Intense political conflict has consumed France for more than two months now, with President Emanuel Macron pushing an unpopular plan to raise the retirement age from 62 to 64. Protests and strikes began in January, when he introduced the plan, and escalated after he used an arcane constitutional tactic to pass a bill on it without any vote in the National Assembly. That move led to two rare no-confidence motions in the legislature, the first of which Macron’s government barely survived.

Meanwhile, the protests and strikes have continued—with more than a million people recently taking to the streets for a day of demonstration—but havoc is now increasingly accompanying them: Dozens of government buildings have been vandalized and burned, and the Council of Europe has condemned excessive force in the response by French police. How has a bill changing the retirement age by just two years led to all of this?

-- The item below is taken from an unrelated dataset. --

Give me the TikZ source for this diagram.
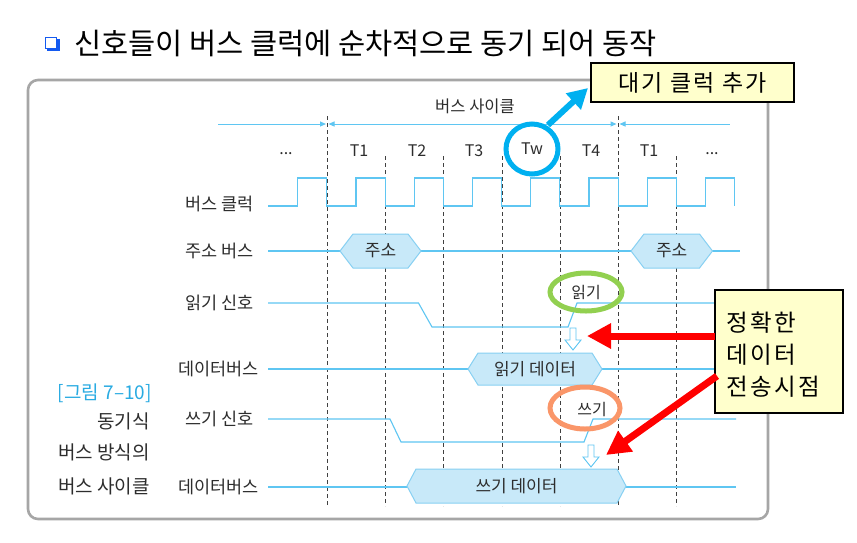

Marc Weitzmann is a French journalist and the author of 12 books, including Hate: The Rising Tide of Anti-Semitism in France (and What It Means for Us). To Weitzmann, the retirement issue and the way Macron’s handled it have brought fundamental tensions to the surface of French political life—tensions within the country’s traditional political culture, and tensions between this culture and Macron’s more contemporary style of governing.

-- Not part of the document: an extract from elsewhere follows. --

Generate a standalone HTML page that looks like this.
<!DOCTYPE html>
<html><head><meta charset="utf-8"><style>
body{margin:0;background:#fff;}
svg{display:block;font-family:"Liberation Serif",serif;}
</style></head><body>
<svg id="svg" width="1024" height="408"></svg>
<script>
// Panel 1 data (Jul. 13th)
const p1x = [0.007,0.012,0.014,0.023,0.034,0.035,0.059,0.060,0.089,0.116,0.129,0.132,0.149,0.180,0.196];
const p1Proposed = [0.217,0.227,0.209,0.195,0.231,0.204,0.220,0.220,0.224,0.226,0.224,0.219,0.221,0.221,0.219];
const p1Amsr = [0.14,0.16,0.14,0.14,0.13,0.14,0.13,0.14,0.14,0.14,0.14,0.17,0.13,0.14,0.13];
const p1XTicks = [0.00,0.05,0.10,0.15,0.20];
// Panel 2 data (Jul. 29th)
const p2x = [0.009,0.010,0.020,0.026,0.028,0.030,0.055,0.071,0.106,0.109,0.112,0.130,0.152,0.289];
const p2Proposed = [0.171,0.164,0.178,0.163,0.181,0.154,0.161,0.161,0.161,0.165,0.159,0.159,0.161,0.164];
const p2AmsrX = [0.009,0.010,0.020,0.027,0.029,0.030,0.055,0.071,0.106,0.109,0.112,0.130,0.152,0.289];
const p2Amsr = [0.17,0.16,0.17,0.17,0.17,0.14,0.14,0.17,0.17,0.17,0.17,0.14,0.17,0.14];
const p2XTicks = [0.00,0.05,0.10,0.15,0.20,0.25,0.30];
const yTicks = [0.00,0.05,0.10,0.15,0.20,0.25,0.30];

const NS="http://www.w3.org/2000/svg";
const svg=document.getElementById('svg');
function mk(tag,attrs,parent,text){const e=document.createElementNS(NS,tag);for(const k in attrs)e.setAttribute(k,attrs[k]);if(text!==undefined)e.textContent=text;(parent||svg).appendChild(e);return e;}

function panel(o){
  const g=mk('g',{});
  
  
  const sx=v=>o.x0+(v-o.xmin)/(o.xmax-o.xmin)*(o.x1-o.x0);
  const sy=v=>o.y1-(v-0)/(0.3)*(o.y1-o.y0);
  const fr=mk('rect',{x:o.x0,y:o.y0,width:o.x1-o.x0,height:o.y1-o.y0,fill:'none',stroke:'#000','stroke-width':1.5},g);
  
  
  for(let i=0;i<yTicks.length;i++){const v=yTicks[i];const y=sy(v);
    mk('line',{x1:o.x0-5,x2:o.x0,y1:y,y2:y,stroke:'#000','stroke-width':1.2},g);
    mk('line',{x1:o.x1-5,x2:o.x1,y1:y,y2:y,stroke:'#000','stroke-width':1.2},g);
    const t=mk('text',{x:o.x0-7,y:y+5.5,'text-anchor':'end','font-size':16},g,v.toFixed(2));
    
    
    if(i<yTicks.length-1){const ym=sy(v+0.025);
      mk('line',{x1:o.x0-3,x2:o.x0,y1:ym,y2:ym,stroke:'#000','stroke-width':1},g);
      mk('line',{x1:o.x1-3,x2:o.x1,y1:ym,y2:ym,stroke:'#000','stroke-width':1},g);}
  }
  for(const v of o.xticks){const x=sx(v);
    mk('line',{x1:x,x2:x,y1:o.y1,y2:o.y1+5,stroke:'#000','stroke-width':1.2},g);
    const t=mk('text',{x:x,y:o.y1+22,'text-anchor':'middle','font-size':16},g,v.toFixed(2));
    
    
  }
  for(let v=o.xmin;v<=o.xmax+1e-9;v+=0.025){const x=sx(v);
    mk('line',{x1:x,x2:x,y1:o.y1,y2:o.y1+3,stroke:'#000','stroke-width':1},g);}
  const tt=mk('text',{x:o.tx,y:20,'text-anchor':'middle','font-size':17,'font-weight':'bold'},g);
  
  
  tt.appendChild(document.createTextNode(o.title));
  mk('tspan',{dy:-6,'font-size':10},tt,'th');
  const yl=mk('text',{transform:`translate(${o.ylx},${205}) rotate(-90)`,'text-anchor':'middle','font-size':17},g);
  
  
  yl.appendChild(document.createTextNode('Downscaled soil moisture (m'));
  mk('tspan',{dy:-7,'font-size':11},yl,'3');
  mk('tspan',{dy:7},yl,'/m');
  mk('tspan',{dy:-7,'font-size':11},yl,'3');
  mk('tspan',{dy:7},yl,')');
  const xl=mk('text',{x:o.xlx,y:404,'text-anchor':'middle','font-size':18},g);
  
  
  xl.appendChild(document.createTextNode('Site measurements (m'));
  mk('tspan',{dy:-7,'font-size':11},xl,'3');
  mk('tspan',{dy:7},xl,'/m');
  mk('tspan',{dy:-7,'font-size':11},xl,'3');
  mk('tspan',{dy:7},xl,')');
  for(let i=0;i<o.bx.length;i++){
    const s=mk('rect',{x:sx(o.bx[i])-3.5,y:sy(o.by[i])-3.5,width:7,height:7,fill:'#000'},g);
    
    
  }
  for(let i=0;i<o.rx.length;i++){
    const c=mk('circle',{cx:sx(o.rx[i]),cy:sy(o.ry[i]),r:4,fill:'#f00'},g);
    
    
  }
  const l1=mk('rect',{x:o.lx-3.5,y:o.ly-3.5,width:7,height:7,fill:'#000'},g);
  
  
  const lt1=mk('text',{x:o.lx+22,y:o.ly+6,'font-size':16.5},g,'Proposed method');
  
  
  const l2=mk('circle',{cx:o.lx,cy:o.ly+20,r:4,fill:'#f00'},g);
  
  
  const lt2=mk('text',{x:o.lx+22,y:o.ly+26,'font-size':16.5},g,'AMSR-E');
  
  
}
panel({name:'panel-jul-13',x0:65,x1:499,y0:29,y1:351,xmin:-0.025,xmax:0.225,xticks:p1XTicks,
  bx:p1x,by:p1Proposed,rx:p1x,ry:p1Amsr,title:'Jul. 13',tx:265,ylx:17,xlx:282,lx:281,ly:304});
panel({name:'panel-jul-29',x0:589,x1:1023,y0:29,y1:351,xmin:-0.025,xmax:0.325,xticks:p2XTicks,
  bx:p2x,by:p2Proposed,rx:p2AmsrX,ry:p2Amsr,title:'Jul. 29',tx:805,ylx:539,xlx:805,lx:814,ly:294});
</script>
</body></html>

The immediate effects have been intense disarray—in the National Assembly as well as in the streets—along with a major power shift that neither Macron nor many analysts of the French scene expected: a return of labor unions as significant players in French politics. But there’s potentially a bigger shift beyond the chaos of the moment: a strengthening of the far right as champions of order. Soon, France’s highest court will rule on the law—and a possible referendum over it—which could settle the issue at Macron’s expense. Or it could go the other way and “compound the crisis of authority in France.”


Eve Valentine: What do you think these protests say about French life right now—and Macron’s position in it?

Marc Weitzmann: They say a great deal. There’s a deep crisis of authority and power in this country—and you can see different aspects of this crisis converging in the protests.

At the heart of it, France’s power structure isn’t working anymore. France has long been a very centralized country with an enduring nostalgia for absolute power. Its current system of government, the Fifth Republic—which was founded by Charles de Gaulle in 1958—works almost like a secular monarchy, with tremendous power concentrated in the presidency. In some ways, Macron wants to fit the part of a Fifth Republic secular monarch; but in many ways, he just doesn’t fit it—and doesn’t want to fit it—above all, because he’s too much of a technocrat, delegating and deferring to a host of specialist policy experts.